>> Start

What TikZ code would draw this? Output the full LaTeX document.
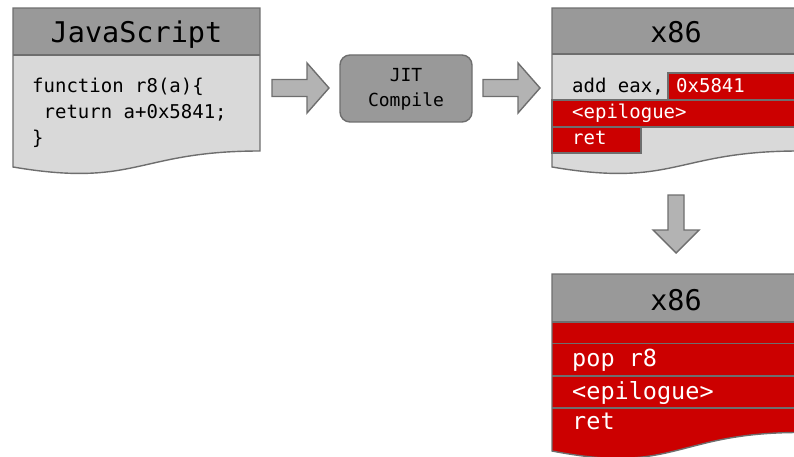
\documentclass[tikz,border=0pt]{standalone}
\usepackage{fontspec}
\setmonofont{DejaVu Sans Mono}
\definecolor{hdrgray}{HTML}{999999}
\definecolor{bodygray}{HTML}{D9D9D9}
\definecolor{arrowgray}{HTML}{B3B3B3}
\definecolor{linegray}{HTML}{6E6E6E}
\definecolor{codered}{HTML}{CC0000}
\tikzset{
  edge/.style={draw=linegray, line width=1.4pt, line join=miter},
  hdr/.style={fill=hdrgray},
  bodyfill/.style={fill=bodygray},
  redrow/.style={fill=codered, draw=linegray, line width=1.4pt},
  blockarrow/.style={fill=arrowgray, draw=linegray, line width=1.4pt, line join=miter},
  title/.style={font=\ttfamily\fontsize{28.5}{28.5}\selectfont, inner sep=0pt, anchor=base},
  code/.style={font=\ttfamily\fontsize{19}{19}\selectfont, inner sep=0pt, anchor=base west},
  bigcode/.style={font=\ttfamily\fontsize{23.5}{23.5}\selectfont, inner sep=0pt, anchor=base west, text=white},
  jit/.style={font=\ttfamily\fontsize{18}{18}\selectfont, inner sep=0pt, anchor=base},
}
\begin{document}
\begin{tikzpicture}[x=1pt,y=-1pt]
\useasboundingbox (0,0) rectangle (794,457);
\clip (0,0) rectangle (794,457);

% ---------- JavaScript source box ----------
\fill[hdr] (13,8) rectangle (260,55);
\fill[bodyfill] (13,55) -- (260,55) -- (260,151)
  .. controls (136.5,151) and (136.5,188) .. (13,167) -- cycle;
\draw[edge] (13,55) -- (260,55);
\draw[edge] (13,8) -- (260,8) -- (260,151)
  .. controls (136.5,151) and (136.5,188) .. (13,167) -- cycle;
\node[title] (jstitle) at (136.5,43) {JavaScript};
\node[code] (js1) at (32,93) {function r8(a)\{};
\node[code] (js2) at (32,119) {\phantom{r}return a+0x5841;};
\node[code] (js3) at (32,145) {\}};

% ---------- JIT compiler ----------
\node[fill=hdrgray, draw=linegray, line width=1.4pt, rounded corners=10pt,
      minimum width=132pt, minimum height=67pt, inner sep=0pt] (jitbox) at (406,88.5) {};
\node[jit] (jit1) at (406,82) {JIT};
\node[jit] (jit2) at (406,107) {Compile};

% block arrows
\draw[blockarrow] (272,79.5) -- (307,79.5) -- (307,63) -- (329,88)
  -- (307,113) -- (307,96.5) -- (272,96.5) -- cycle;
\draw[blockarrow] (483,79.5) -- (518,79.5) -- (518,63) -- (540,88)
  -- (518,113) -- (518,96.5) -- (483,96.5) -- cycle;
\draw[blockarrow] (668,195) -- (684,195) -- (684,230) -- (699,230)
  -- (676,253) -- (653,230) -- (668,230) -- cycle;

% ---------- generated x86 code ----------
\fill[hdr] (552,8) rectangle (799,54);
\fill[bodyfill] (552,54) -- (799,54) -- (799,151)
  .. controls (675.5,151) and (675.5,188) .. (552,167) -- cycle;
\draw[redrow] (668,73) rectangle (802,100);
\draw[redrow] (552,100) rectangle (802,127);
\draw[redrow] (552,127) rectangle (641,153);
\draw[edge] (552,54) -- (799,54);
\draw[edge] (552,8) -- (799,8) -- (799,151)
  .. controls (675.5,151) and (675.5,188) .. (552,167) -- cycle;
\node[title] (xtitle) at (676,43) {x86};
\node[code] (add) at (572,93) {add eax,};
\node[code, text=white] (imm) at (676,93) {0x5841};
\node[code, text=white] (epi) at (572,119) {<epilogue>};
\node[code, text=white] (ret) at (572,145) {ret};

% ---------- x86 code as decoded from the constant ----------
\fill[hdr] (552,274) rectangle (799,322);
\fill[codered] (552,322) -- (799,322) -- (799,432.5)
  .. controls (675.5,432.5) and (675.5,475) .. (552,451) -- cycle;
\draw[edge] (552,343.5) -- (799,343.5);
\draw[edge] (552,376) -- (799,376);
\draw[edge] (552,408) -- (799,408);
\draw[edge] (552,322) -- (799,322);
\draw[edge] (552,274) -- (799,274) -- (799,432.5)
  .. controls (675.5,432.5) and (675.5,475) .. (552,451) -- cycle;
\node[title] (ytitle) at (676,310) {x86};
\node[bigcode] (pop) at (572,366) {pop r8};
\node[bigcode] (epi2) at (572,399) {<epilogue>};
\node[bigcode] (ret2) at (572,429) {ret};
\end{tikzpicture}
\end{document}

>> End

» Short task: Repeat the material above verbatim. Leave the pictures behind.

» Exercise output:
What TikZ code would draw this? Output the full LaTeX document.
\documentclass[tikz,border=0pt]{standalone}
\usepackage{fontspec}
\setmonofont{DejaVu Sans Mono}
\definecolor{hdrgray}{HTML}{999999}
\definecolor{bodygray}{HTML}{D9D9D9}
\definecolor{arrowgray}{HTML}{B3B3B3}
\definecolor{linegray}{HTML}{6E6E6E}
\definecolor{codered}{HTML}{CC0000}
\tikzset{
  edge/.style={draw=linegray, line width=1.4pt, line join=miter},
  hdr/.style={fill=hdrgray},
  bodyfill/.style={fill=bodygray},
  redrow/.style={fill=codered, draw=linegray, line width=1.4pt},
  blockarrow/.style={fill=arrowgray, draw=linegray, line width=1.4pt, line join=miter},
  title/.style={font=\ttfamily\fontsize{28.5}{28.5}\selectfont, inner sep=0pt, anchor=base},
  code/.style={font=\ttfamily\fontsize{19}{19}\selectfont, inner sep=0pt, anchor=base west},
  bigcode/.style={font=\ttfamily\fontsize{23.5}{23.5}\selectfont, inner sep=0pt, anchor=base west, text=white},
  jit/.style={font=\ttfamily\fontsize{18}{18}\selectfont, inner sep=0pt, anchor=base},
}
\begin{document}
\begin{tikzpicture}[x=1pt,y=-1pt]
\useasboundingbox (0,0) rectangle (794,457);
\clip (0,0) rectangle (794,457);

% ---------- JavaScript source box ----------
\fill[hdr] (13,8) rectangle (260,55);
\fill[bodyfill] (13,55) -- (260,55) -- (260,151)
  .. controls (136.5,151) and (136.5,188) .. (13,167) -- cycle;
\draw[edge] (13,55) -- (260,55);
\draw[edge] (13,8) -- (260,8) -- (260,151)
  .. controls (136.5,151) and (136.5,188) .. (13,167) -- cycle;
\node[title] (jstitle) at (136.5,43) {JavaScript};
\node[code] (js1) at (32,93) {function r8(a)\{};
\node[code] (js2) at (32,119) {\phantom{r}return a+0x5841;};
\node[code] (js3) at (32,145) {\}};

% ---------- JIT compiler ----------
\node[fill=hdrgray, draw=linegray, line width=1.4pt, rounded corners=10pt,
      minimum width=132pt, minimum height=67pt, inner sep=0pt] (jitbox) at (406,88.5) {};
\node[jit] (jit1) at (406,82) {JIT};
\node[jit] (jit2) at (406,107) {Compile};

% block arrows
\draw[blockarrow] (272,79.5) -- (307,79.5) -- (307,63) -- (329,88)
  -- (307,113) -- (307,96.5) -- (272,96.5) -- cycle;
\draw[blockarrow] (483,79.5) -- (518,79.5) -- (518,63) -- (540,88)
  -- (518,113) -- (518,96.5) -- (483,96.5) -- cycle;
\draw[blockarrow] (668,195) -- (684,195) -- (684,230) -- (699,230)
  -- (676,253) -- (653,230) -- (668,230) -- cycle;

% ---------- generated x86 code ----------
\fill[hdr] (552,8) rectangle (799,54);
\fill[bodyfill] (552,54) -- (799,54) -- (799,151)
  .. controls (675.5,151) and (675.5,188) .. (552,167) -- cycle;
\draw[redrow] (668,73) rectangle (802,100);
\draw[redrow] (552,100) rectangle (802,127);
\draw[redrow] (552,127) rectangle (641,153);
\draw[edge] (552,54) -- (799,54);
\draw[edge] (552,8) -- (799,8) -- (799,151)
  .. controls (675.5,151) and (675.5,188) .. (552,167) -- cycle;
\node[title] (xtitle) at (676,43) {x86};
\node[code] (add) at (572,93) {add eax,};
\node[code, text=white] (imm) at (676,93) {0x5841};
\node[code, text=white] (epi) at (572,119) {<epilogue>};
\node[code, text=white] (ret) at (572,145) {ret};

% ---------- x86 code as decoded from the constant ----------
\fill[hdr] (552,274) rectangle (799,322);
\fill[codered] (552,322) -- (799,322) -- (799,432.5)
  .. controls (675.5,432.5) and (675.5,475) .. (552,451) -- cycle;
\draw[edge] (552,343.5) -- (799,343.5);
\draw[edge] (552,376) -- (799,376);
\draw[edge] (552,408) -- (799,408);
\draw[edge] (552,322) -- (799,322);
\draw[edge] (552,274) -- (799,274) -- (799,432.5)
  .. controls (675.5,432.5) and (675.5,475) .. (552,451) -- cycle;
\node[title] (ytitle) at (676,310) {x86};
\node[bigcode] (pop) at (572,366) {pop r8};
\node[bigcode] (epi2) at (572,399) {<epilogue>};
\node[bigcode] (ret2) at (572,429) {ret};
\end{tikzpicture}
\end{document}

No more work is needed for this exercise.